Additional capital may be required in order to grow and sustain operations over
the next twelve months. In addition, unless the Company becomes profitable and
begins generating sufficient cash flow, we will need to raise additional capital
to continue our operations past 12 months, and there is no assurance we will be
successful in raising the needed capital. Management believes that, if the
Company's operational cash flow is not sufficient to support its operational
and/or its marketing strategy, its short-term capital needs could range between
$500,000 and $1,500,000 for which it would most probably seek to raise the
capital in the equity markets.
Long term capital needs of the company highly depend upon the amount of time it
takes for us to achieve market penetration. If we are successful in growing
market share and developing new markets around the world, it will be necessary
for us to hire additional employees to support an expanding client base. If
additional working capital is needed to support an expanded operation, we will
seek such capital in the form of debt and/or equity. Management believes that
the Company's long term capital needs could potentially range between $1,500,000
and $3,000,000.
Currently, we have no material commitments for capital expenditures. Management
believes that actions presently being taken to obtain additional funding and
implement its strategic plans provide the opportunity for the Company to
continue as a going concern. In the short term, should the release of our new
features and modules take longer than we anticipate capital will be required to
finance the engineers working on these products. Long term, once the products
are fully developed and enhanced, capital will be required to expand the
marketing prospects into different regions and markets.

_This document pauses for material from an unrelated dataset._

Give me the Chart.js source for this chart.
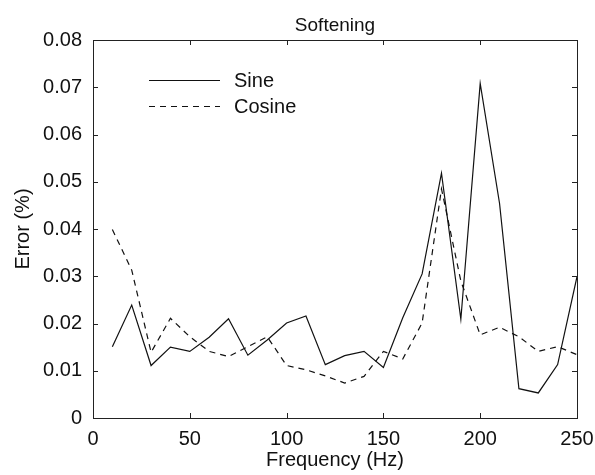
<!DOCTYPE html>
<html>
<head>
<meta charset="utf-8">
<script src="https://cdn.jsdelivr.net/npm/chart.js@4.4.0/dist/chart.umd.min.js"></script>
<style>
  html, body { margin: 0; padding: 0; background: #fff; }
  #wrap { width: 595px; height: 475px; }
</style>
</head>
<body>
<div id="wrap"><canvas id="chart" width="595" height="475"></canvas></div>
<script>
  // Frequency points (Hz)
  const freqs = [10, 20, 30, 40, 50, 60, 70, 80, 90, 100, 110, 120, 130,
                 140, 150, 160, 170, 180, 190, 200, 210, 220, 230, 240, 250];

  // Error (%)
  const sineErr = [0.0151, 0.0239, 0.0111, 0.0150, 0.0141, 0.0171, 0.0210, 0.0133, 0.0165,
                   0.0201, 0.0216, 0.0113, 0.0132, 0.0141, 0.0107, 0.0212, 0.0305, 0.0518,
                   0.0209, 0.0708, 0.0454, 0.0062, 0.0053, 0.0113, 0.0299];
  const cosineErr = [0.0399, 0.0313, 0.0139, 0.0211, 0.0172, 0.0141, 0.0130, 0.0151, 0.0172,
                     0.0111, 0.0102, 0.0089, 0.0074, 0.0088, 0.0141, 0.0125, 0.0201, 0.0485,
                     0.0290, 0.0176, 0.0192, 0.0172, 0.0141, 0.0151, 0.0134];

  const xTicks = [0, 50, 100, 150, 200, 250];
  const yTicks = [0, 0.01, 0.02, 0.03, 0.04, 0.05, 0.06, 0.07, 0.08];

  const FONT = 'Liberation Sans, Arial, Helvetica, sans-serif';
  const INK = '#111';

  function toPoints(xs, ys) {
    return xs.map(function (x, i) { return { x: x, y: ys[i] }; });
  }

  // Title centred over the axes rather than the whole canvas
  const plotTitle = {
    id: 'plotTitle',
    afterDraw: function (chart) {
      const ctx = chart.ctx;
      const a = chart.chartArea;
      ctx.save();
      ctx.font = '19px ' + FONT;
      ctx.fillStyle = INK;
      ctx.textAlign = 'center';
      ctx.textBaseline = 'alphabetic';
      ctx.fillText('Softening', (a.left + a.right) / 2, a.top - 9);
      ctx.restore();
    }
  };

  // Box around the plot with inward ticks on all four sides (MATLAB look)
  const frameTicks = {
    id: 'frameTicks',
    afterDatasetsDraw: function (chart) {
      const ctx = chart.ctx;
      const a = chart.chartArea;
      const xs = chart.scales.x, ys = chart.scales.y;
      const len = 5;
      ctx.save();
      ctx.strokeStyle = '#222';
      ctx.lineWidth = 1;
      ctx.strokeRect(Math.round(a.left) + 0.5, Math.round(a.top) + 0.5,
                     Math.round(a.right - a.left), Math.round(a.bottom - a.top));
      ctx.beginPath();
      xTicks.forEach(function (v) {
        const px = Math.round(xs.getPixelForValue(v)) + 0.5;
        ctx.moveTo(px, a.bottom); ctx.lineTo(px, a.bottom - len);
        ctx.moveTo(px, a.top); ctx.lineTo(px, a.top + len);
      });
      yTicks.forEach(function (v) {
        const py = Math.round(ys.getPixelForValue(v)) + 0.5;
        ctx.moveTo(a.left, py); ctx.lineTo(a.left + len, py);
        ctx.moveTo(a.right, py); ctx.lineTo(a.right - len, py);
      });
      ctx.stroke();
      ctx.restore();
    }
  };

  // Legend drawn inside the axes, no box
  const innerLegend = {
    id: 'innerLegend',
    afterDatasetsDraw: function (chart) {
      const ctx = chart.ctx;
      const a = chart.chartArea;
      ctx.save();
      ctx.font = '20px ' + FONT;
      ctx.textBaseline = 'middle';
      ctx.fillStyle = INK;
      chart.data.datasets.forEach(function (ds, i) {
        const y = a.top + 40 + i * 26;
        const x0 = a.left + 56;
        ctx.beginPath();
        ctx.strokeStyle = ds.borderColor;
        ctx.lineWidth = ds.borderWidth;
        ctx.setLineDash(ds.borderDash || []);
        ctx.moveTo(x0, y + 0.5);
        ctx.lineTo(x0 + 71, y + 0.5);
        ctx.stroke();
        ctx.setLineDash([]);
        ctx.fillText(ds.label, x0 + 85, y + 1);
      });
      ctx.restore();
    }
  };

  new Chart(document.getElementById('chart'), {
    type: 'line',
    data: {
      datasets: [
        {
          label: 'Sine',
          data: toPoints(freqs, sineErr),
          borderColor: '#111',
          borderWidth: 1.2,
          pointRadius: 0,
          tension: 0,
          fill: false
        },
        {
          label: 'Cosine',
          data: toPoints(freqs, cosineErr),
          borderColor: '#111',
          borderWidth: 1.2,
          borderDash: [6, 5],
          pointRadius: 0,
          tension: 0,
          fill: false
        }
      ]
    },
    options: {
      responsive: false,
      animation: false,
      layout: { padding: { left: 0, right: 18, top: 40, bottom: 0 } },
      plugins: {
        legend: { display: false },
        tooltip: { enabled: false },
        title: { display: false }
      },
      scales: {
        x: {
          type: 'linear',
          min: 0,
          max: 250,
          afterBuildTicks: function (s) { s.ticks = xTicks.map(function (v) { return { value: v }; }); },
          afterFit: function (s) { s.height = 57; s.paddingLeft = 0; s.paddingRight = 0; },
          grid: { display: false, drawTicks: false },
          border: { display: false },
          ticks: {
            color: INK,
            font: { family: FONT, size: 20 },
            padding: 9,
            maxRotation: 0
          },
          title: {
            display: true,
            text: 'Frequency (Hz)',
            color: INK,
            font: { family: FONT, size: 20 },
            padding: { top: 0, bottom: 3 }
          }
        },
        y: {
          type: 'linear',
          min: 0,
          max: 0.08,
          afterBuildTicks: function (s) { s.ticks = yTicks.map(function (v) { return { value: v }; }); },
          afterFit: function (s) { s.width = 93; s.paddingTop = 0; s.paddingBottom = 0; },
          grid: { display: false, drawTicks: false },
          border: { display: false },
          ticks: {
            color: INK,
            font: { family: FONT, size: 20 },
            padding: 11,
            callback: function (v) { return v === 0 ? '0' : v.toFixed(2); }
          },
          title: {
            display: true,
            text: 'Error (%)',
            color: INK,
            font: { family: FONT, size: 20 },
            padding: { top: 11, bottom: 0 }
          }
        }
      }
    },
    plugins: [plotTitle, frameTicks, innerLegend]
  });
</script>
</body>
</html>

The accompanying financial statements have been prepared assuming the Company
will continue as a going concern. The financial statements do not include any
adjustments that might result from the outcome of this uncertainty.
On April 20, 2012, the Company's Board of Directors authorized the issuance of a
total of 2,400,000 shares (1,200,000 shares each) of common stock to the
Company's Chief Executive Officer and the Company's President and Chairman of
the Board of Directors for prior services rendered.

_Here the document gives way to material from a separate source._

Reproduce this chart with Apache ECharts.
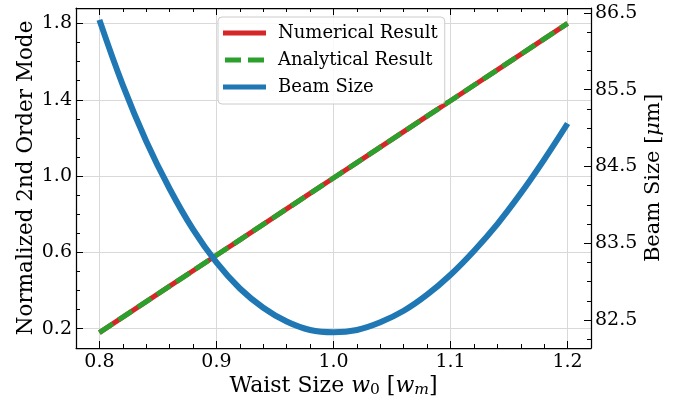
<!DOCTYPE html>
<html>
<head>
<meta charset="utf-8">
<script src="https://cdn.jsdelivr.net/npm/echarts@6/dist/echarts.min.js"></script>
<style>
  html, body { margin: 0; padding: 0; background: #fff; }
  #chart { width: 689px; height: 405px; }
</style>
</head>
<body>
<div id="chart"></div>
<script>
// waist size w0 in units of w_m
const waist = [0.80, 0.82, 0.84, 0.86, 0.88, 0.90, 0.92, 0.94, 0.96, 0.98, 1.00,
               1.02, 1.04, 1.06, 1.08, 1.10, 1.12, 1.14, 1.16, 1.18, 1.20]
const numerical = [0.180, 0.261, 0.342, 0.423, 0.504, 0.585, 0.666, 0.747, 0.828, 0.909, 0.990,
                   1.071, 1.152, 1.233, 1.314, 1.395, 1.476, 1.557, 1.638, 1.719, 1.800]
const analytical = [0.180, 0.261, 0.342, 0.423, 0.504, 0.585, 0.666, 0.747, 0.828, 0.909, 0.990,
                    1.071, 1.152, 1.233, 1.314, 1.395, 1.476, 1.557, 1.638, 1.719, 1.800]
const beamSize = [86.41, 85.56, 84.83, 84.21, 83.68, 83.25, 82.91, 82.66, 82.48, 82.37, 82.34,
                  82.37, 82.47, 82.62, 82.83, 83.09, 83.40, 83.75, 84.15, 84.59, 85.06]

const xTicks = [0.8, 0.9, 1.0, 1.1, 1.2]
const xMinor = [0.82, 0.84, 0.86, 0.88, 0.92, 0.94, 0.96, 0.98, 1.02, 1.04, 1.06, 1.08,
                1.12, 1.14, 1.16, 1.18]
const leftTicks = [0.2, 0.6, 1.0, 1.4, 1.8]
const leftMinor = [0.3, 0.4, 0.5, 0.7, 0.8, 0.9, 1.1, 1.2, 1.3, 1.5, 1.6, 1.7]
const rightTicks = [82.5, 83.5, 84.5, 85.5, 86.5]
const rightMinor = [82.25, 82.75, 83.0, 83.25, 83.75, 84.0, 84.25, 84.75, 85.0, 85.25,
                    85.75, 86.0, 86.25]

const FONT = 'DejaVu Serif'
const RED = '#d62728'
const GREEN = '#2ca02c'
const BLUE = '#1f77b4'

const pairs = (ys) => waist.map((x, i) => [x, ys[i]])

const X_MIN = 0.78, X_MAX = 1.22
const L_MIN = 0.099, L_MAX = 1.881
const R_MIN = 82.135, R_MAX = 86.565

const labelStyle = { color: '#000', fontFamily: FONT, fontSize: 19 }

function majorAxis(extra) {
  return Object.assign({
    type: 'value',
    axisLine: { show: true, onZero: false, lineStyle: { color: '#000', width: 1.25 } },
    axisTick: { show: true, inside: true, length: 7, lineStyle: { color: '#000', width: 1 } },
    splitLine: { show: false },
    axisLabel: Object.assign({ show: true }, labelStyle)
  }, extra)
}

function minorAxis(extra) {
  return Object.assign({
    type: 'value',
    axisLine: { show: false, onZero: false },
    axisTick: { show: true, inside: true, length: 4, lineStyle: { color: '#000', width: 1 } },
    axisLabel: { show: false },
    splitLine: { show: false }
  }, extra)
}

const chart = echarts.init(document.getElementById('chart'), null, { renderer: 'canvas' })

const option = {
  animation: false,
  backgroundColor: '#fff',
  grid: { left: 76, right: 98, top: 8, bottom: 57, containLabel: false },
  legend: {
    left: 218,
    top: 17,
    orient: 'vertical',
    itemWidth: 43,
    itemHeight: 5,
    itemGap: 7,
    padding: [6, 7, 7, 5],
    backgroundColor: 'rgba(255,255,255,0.85)',
    borderColor: '#cccccc',
    borderWidth: 1,
    borderRadius: 4,
    textStyle: { color: '#000', fontFamily: FONT, fontSize: 18, lineHeight: 20, padding: [0, 0, 0, 7] },
    data: [
      { name: 'Numerical Result', icon: 'rect' },
      { name: 'Analytical Result', icon: 'path://M0,0H16V5H0Z M23,0H39V5H23Z' },
      { name: 'Beam Size', icon: 'rect' }
    ]
  },
  xAxis: [
    majorAxis({
      position: 'bottom', min: X_MIN, max: X_MAX,
      axisTick: { show: true, inside: true, length: 7, customValues: xTicks, lineStyle: { color: '#000' } },
      axisLabel: Object.assign({ customValues: xTicks, margin: 5, formatter: v => v.toFixed(1) }, labelStyle),
      splitLine: { show: true, lineStyle: { color: '#d9d9d9', width: 1 } },
      name: '{n|Waist Size }{i|w}{s|0}{n| [}{i|w}{si|m}{n|]}',
      nameLocation: 'middle',
      nameMoveOverlap: false,
      nameGap: 26,
      nameTextStyle: {
        rich: {
          n: { fontFamily: FONT, fontSize: 22, color: '#000' },
          i: { fontFamily: FONT, fontStyle: 'italic', fontSize: 22, color: '#000' },
          s: { fontFamily: FONT, fontSize: 15.5, color: '#000', padding: [8, 0, 0, 0] },
          si: { fontFamily: FONT, fontStyle: 'italic', fontSize: 15.5, color: '#000', padding: [8, 0, 0, 0] }
        }
      }
    }),
    minorAxis({ position: 'bottom', min: X_MIN, max: X_MAX, axisTick: { show: true, inside: true, length: 4, customValues: xMinor, lineStyle: { color: '#000' } } }),
    majorAxis({
      position: 'top', min: X_MIN, max: X_MAX,
      axisTick: { show: true, inside: true, length: 7, customValues: xTicks, lineStyle: { color: '#000' } },
      axisLabel: { show: false }
    }),
    minorAxis({ position: 'top', min: X_MIN, max: X_MAX, axisTick: { show: true, inside: true, length: 4, customValues: xMinor, lineStyle: { color: '#000' } } })
  ],
  yAxis: [
    majorAxis({
      position: 'left', min: L_MIN, max: L_MAX,
      axisTick: { show: true, inside: true, length: 7, customValues: leftTicks, lineStyle: { color: '#000' } },
      axisLabel: Object.assign({ customValues: leftTicks, margin: 4, formatter: v => v.toFixed(1) }, labelStyle),
      splitLine: { show: true, lineStyle: { color: '#d9d9d9', width: 1 } },
      name: 'Normalized 2nd Order Mode',
      nameLocation: 'middle',
      nameMoveOverlap: false,
      nameGap: 39,
      nameTextStyle: { fontFamily: FONT, fontSize: 21.5, color: '#000' }
    }),
    minorAxis({ position: 'left', min: L_MIN, max: L_MAX, axisTick: { show: true, inside: true, length: 4, customValues: leftMinor, lineStyle: { color: '#000' } } }),
    majorAxis({
      position: 'right', min: R_MIN, max: R_MAX,
      axisTick: { show: true, inside: true, length: 7, customValues: rightTicks, lineStyle: { color: '#000' } },
      axisLabel: Object.assign({ customValues: rightTicks, margin: 4, formatter: v => v.toFixed(1) }, labelStyle),
      name: 'Beam Size [{i|μ}m]',
      nameLocation: 'middle',
      nameMoveOverlap: false,
      nameGap: 52,
      nameRotate: 90,
      nameTextStyle: {
        fontFamily: FONT, fontSize: 21, color: '#000',
        rich: { i: { fontFamily: FONT, fontStyle: 'italic', fontSize: 21, color: '#000' } }
      }
    }),
    minorAxis({ position: 'right', min: R_MIN, max: R_MAX, axisTick: { show: true, inside: true, length: 4, customValues: rightMinor, lineStyle: { color: '#000' } } })
  ],
  series: [
    {
      name: 'Numerical Result',
      type: 'line',
      xAxisIndex: 0,
      yAxisIndex: 0,
      symbol: 'none',
      lineStyle: { color: RED, width: 5, cap: 'butt' },
      itemStyle: { color: RED },
      data: pairs(numerical),
      z: 2
    },
    {
      name: 'Analytical Result',
      type: 'line',
      xAxisIndex: 0,
      yAxisIndex: 0,
      symbol: 'none',
      lineStyle: { color: GREEN, width: 5, type: [16, 7], cap: 'butt' },
      itemStyle: { color: GREEN },
      data: pairs(analytical),
      z: 3
    },
    {
      name: 'Beam Size',
      type: 'line',
      xAxisIndex: 0,
      yAxisIndex: 2,
      symbol: 'none',
      smooth: 0.4,
      lineStyle: { color: BLUE, width: 6 },
      itemStyle: { color: BLUE },
      data: pairs(beamSize),
      z: 4
    }
  ]
}

chart.setOption(option)
</script>
</body>
</html>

On April 20, 2012, the Company's Board of Directors renewed the director
agreements with Michael Taylor and Andrew Millet and approved the issuance of a
total of 600,000 restricted shares of Company common stock (300,000 shares
each).
On April 26, 2012 the company's Board of Directors authorized the issuance of a
total of 600,000 shares of common stock to Chris Ogalga, a director of the
company for services received.
On April 26, 2012 the company's Board of Directors authorized the issuance of a
total of 1,200,000(600,000 each) of common stock to Michal Kosloski and Lucas
Nowalk, contractors and shareholders for services received.
On June 4, 2012, pursuant to employment agreements with its (1) President and
Chairman and (2) Chief Executive Officer, the Company became obligated to issue
a total of 500,000 common stock options exercisable at a 25% discount from the
common stock closing price on that date
Off Balance Sheet Arrangements
We have never entered into any off-balance sheet financing arrangements and have
never established any special purpose entities. We have not guaranteed any debt
or commitments of other entities or entered into any options on non-financial
assets.
Significant Accounting Policies
Our significant accounting policies are summarized in Note 3 of our financial
statements included in Item 1 of this Report.
Policies determined to be critical are those policies that have the most
significant impact on our financial statements and require management to use a
greater degree of judgment and estimates. Actual results may differ from those
estimates. Our management believes that given current facts and circumstances,
it is unlikely that applying any other reasonable judgments or estimate
methodologies would have materially affected our results of operations,
financial position or liquidity for the periods presented in this report.